_Task prompt:_
Report all lines from the entries below in which "Write" appears.

Records with drawing code:
= = =

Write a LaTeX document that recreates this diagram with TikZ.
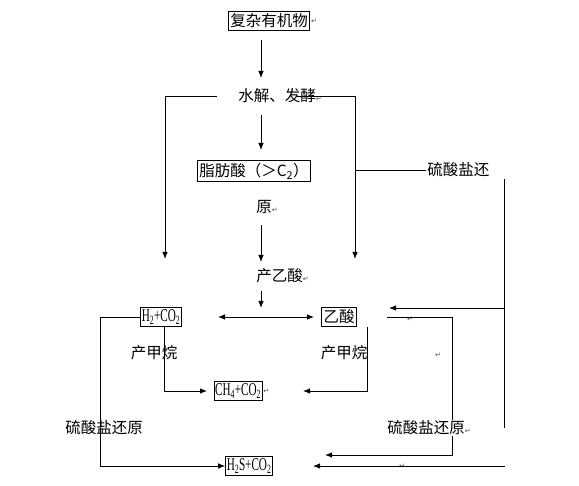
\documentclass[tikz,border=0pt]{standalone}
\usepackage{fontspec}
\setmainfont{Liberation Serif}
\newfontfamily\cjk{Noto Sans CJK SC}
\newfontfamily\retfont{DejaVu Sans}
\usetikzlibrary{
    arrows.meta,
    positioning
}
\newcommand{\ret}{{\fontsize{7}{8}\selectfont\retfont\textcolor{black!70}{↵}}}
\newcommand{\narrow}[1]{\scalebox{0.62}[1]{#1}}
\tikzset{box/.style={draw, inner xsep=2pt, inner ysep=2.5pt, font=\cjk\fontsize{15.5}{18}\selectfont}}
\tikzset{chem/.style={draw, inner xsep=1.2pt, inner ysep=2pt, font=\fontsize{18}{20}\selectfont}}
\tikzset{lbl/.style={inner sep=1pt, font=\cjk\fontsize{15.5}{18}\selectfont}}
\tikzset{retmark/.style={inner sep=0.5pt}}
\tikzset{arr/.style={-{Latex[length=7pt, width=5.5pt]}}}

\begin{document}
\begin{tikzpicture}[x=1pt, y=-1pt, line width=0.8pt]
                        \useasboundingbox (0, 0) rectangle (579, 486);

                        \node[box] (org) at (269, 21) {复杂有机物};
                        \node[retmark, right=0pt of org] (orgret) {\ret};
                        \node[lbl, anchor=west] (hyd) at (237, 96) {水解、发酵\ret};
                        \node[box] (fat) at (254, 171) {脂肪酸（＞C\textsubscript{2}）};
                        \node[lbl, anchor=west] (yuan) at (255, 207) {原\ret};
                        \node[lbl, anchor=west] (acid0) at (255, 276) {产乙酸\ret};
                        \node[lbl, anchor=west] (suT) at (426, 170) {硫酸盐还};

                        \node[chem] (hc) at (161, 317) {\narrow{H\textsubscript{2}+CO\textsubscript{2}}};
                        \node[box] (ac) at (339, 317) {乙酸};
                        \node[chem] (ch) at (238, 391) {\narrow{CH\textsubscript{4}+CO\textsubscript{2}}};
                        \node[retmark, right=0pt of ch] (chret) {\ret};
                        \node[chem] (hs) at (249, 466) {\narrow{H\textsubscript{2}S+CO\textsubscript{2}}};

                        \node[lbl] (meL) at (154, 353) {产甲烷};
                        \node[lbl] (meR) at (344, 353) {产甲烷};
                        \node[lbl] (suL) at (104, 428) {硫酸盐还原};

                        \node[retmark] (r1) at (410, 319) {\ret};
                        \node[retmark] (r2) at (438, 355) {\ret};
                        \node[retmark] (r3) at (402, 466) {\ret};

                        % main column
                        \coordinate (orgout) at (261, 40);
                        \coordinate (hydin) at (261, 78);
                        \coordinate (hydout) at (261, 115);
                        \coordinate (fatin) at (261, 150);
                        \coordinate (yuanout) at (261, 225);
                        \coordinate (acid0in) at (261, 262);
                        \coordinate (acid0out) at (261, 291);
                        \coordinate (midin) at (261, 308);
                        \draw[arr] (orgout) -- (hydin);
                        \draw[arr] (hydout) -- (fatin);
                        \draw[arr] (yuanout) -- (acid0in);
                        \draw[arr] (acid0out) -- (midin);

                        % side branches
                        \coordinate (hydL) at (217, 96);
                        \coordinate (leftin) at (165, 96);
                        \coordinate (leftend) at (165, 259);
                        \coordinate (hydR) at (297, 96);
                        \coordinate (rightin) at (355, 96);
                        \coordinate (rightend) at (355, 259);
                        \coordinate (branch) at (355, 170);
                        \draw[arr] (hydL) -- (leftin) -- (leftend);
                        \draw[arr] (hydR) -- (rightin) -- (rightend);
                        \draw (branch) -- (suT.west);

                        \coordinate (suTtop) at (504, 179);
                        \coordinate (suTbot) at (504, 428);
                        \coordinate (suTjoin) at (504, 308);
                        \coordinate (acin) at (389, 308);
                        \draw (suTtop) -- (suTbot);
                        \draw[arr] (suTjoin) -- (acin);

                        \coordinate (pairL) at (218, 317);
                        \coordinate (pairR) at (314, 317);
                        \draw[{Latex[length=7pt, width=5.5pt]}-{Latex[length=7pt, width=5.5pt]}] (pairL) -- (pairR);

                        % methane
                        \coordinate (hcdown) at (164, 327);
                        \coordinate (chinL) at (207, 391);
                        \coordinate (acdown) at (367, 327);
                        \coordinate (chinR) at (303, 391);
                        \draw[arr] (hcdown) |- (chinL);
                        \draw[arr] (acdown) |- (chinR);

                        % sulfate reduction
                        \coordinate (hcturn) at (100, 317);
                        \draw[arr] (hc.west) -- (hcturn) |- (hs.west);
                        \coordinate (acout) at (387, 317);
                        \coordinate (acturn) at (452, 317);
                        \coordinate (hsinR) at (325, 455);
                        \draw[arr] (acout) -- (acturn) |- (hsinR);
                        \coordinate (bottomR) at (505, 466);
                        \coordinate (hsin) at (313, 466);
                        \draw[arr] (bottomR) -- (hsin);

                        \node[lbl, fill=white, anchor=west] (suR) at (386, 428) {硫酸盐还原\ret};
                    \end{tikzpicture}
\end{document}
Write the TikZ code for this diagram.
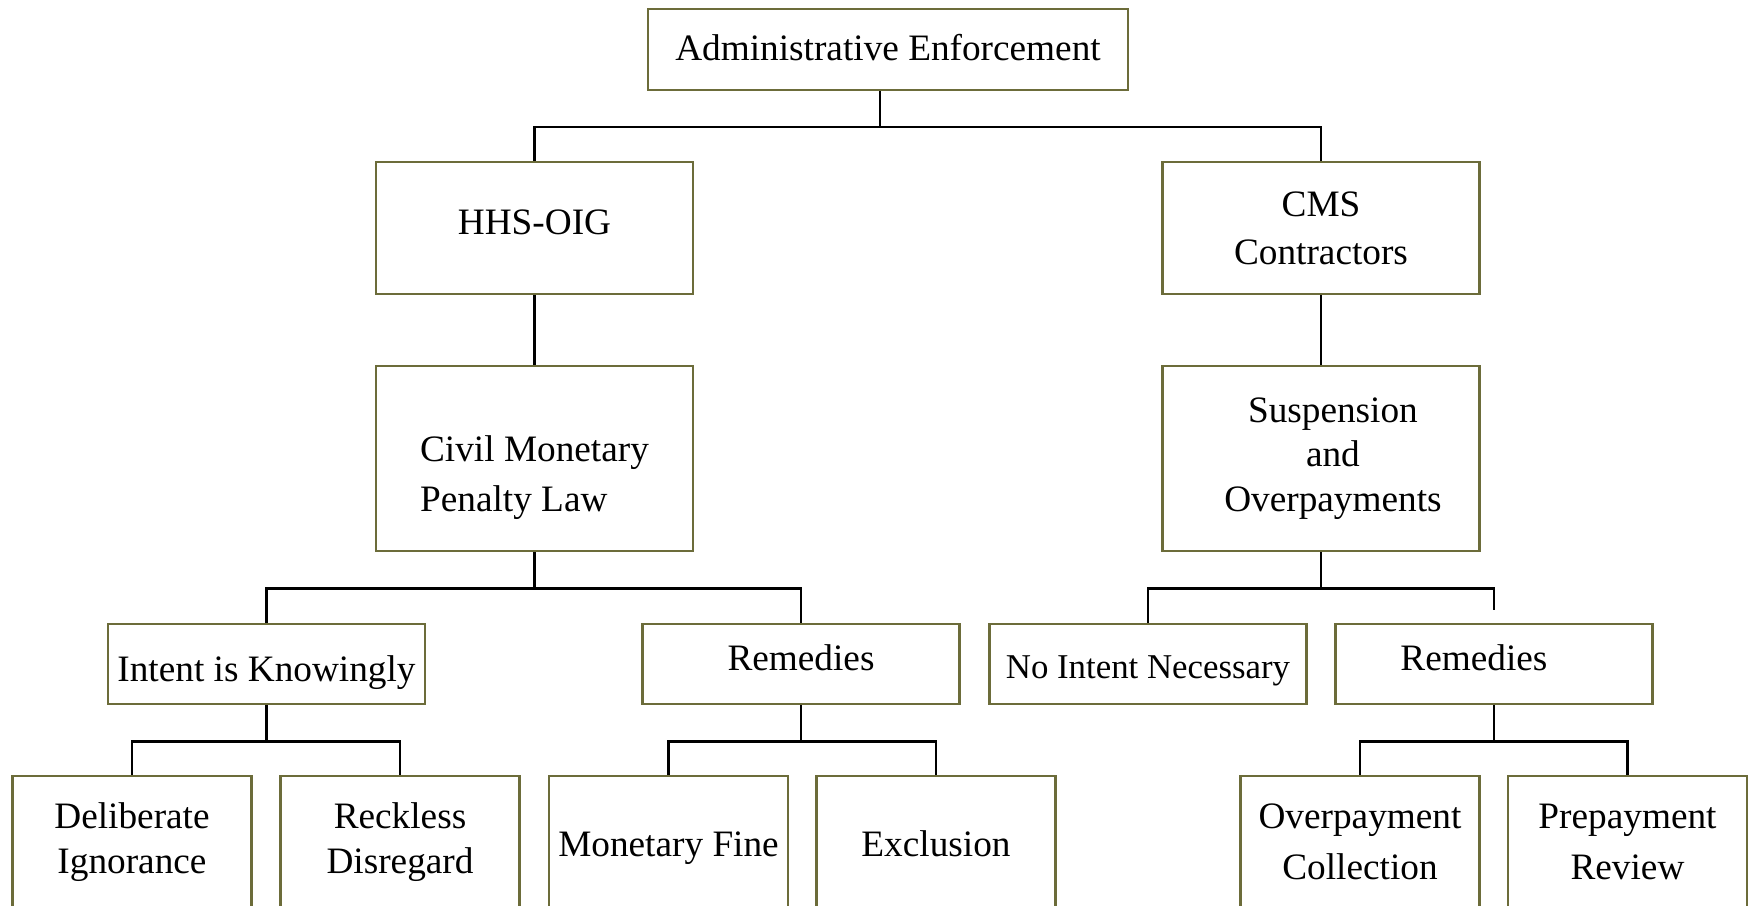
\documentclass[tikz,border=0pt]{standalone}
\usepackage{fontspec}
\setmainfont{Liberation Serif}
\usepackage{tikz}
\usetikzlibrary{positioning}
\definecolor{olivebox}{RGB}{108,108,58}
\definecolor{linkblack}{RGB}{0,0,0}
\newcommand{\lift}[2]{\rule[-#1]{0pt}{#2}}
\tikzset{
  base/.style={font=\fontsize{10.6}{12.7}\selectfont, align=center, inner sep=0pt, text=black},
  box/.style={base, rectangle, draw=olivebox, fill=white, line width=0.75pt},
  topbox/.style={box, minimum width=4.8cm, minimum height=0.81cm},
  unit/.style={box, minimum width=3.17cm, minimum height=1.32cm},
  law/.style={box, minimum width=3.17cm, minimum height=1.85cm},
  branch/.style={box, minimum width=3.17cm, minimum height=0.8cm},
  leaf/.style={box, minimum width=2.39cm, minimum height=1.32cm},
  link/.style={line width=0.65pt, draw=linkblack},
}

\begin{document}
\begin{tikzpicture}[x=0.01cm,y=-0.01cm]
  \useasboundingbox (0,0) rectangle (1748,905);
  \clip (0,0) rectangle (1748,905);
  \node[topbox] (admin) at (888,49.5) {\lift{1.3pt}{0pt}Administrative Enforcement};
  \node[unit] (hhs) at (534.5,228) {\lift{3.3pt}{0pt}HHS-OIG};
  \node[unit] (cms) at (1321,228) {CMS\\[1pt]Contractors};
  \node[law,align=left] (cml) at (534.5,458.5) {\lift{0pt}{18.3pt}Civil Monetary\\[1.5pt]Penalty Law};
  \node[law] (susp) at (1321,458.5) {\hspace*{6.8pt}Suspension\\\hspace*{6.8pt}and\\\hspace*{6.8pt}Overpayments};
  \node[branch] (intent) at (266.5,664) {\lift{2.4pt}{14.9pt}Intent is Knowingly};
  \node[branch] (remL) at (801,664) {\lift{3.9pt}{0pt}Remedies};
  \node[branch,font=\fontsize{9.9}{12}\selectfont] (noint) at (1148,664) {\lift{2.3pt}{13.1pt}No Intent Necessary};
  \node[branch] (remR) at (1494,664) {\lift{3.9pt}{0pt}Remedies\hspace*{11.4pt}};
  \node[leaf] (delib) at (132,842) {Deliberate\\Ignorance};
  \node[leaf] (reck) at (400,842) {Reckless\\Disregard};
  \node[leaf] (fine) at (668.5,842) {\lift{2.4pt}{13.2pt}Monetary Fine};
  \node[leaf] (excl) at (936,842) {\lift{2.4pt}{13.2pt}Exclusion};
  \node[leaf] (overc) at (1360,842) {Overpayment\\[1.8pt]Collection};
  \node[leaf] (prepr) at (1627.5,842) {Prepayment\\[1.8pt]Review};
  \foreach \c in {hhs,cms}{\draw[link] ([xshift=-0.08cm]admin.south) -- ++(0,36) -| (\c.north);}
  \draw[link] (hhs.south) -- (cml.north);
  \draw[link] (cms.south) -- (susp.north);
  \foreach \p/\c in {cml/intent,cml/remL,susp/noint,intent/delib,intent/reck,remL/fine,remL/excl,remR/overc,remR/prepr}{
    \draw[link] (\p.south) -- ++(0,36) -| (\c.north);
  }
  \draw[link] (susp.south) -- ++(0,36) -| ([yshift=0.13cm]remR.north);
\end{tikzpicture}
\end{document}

= = =

_Response:_
Write a LaTeX document that recreates this diagram with TikZ.
Write the TikZ code for this diagram.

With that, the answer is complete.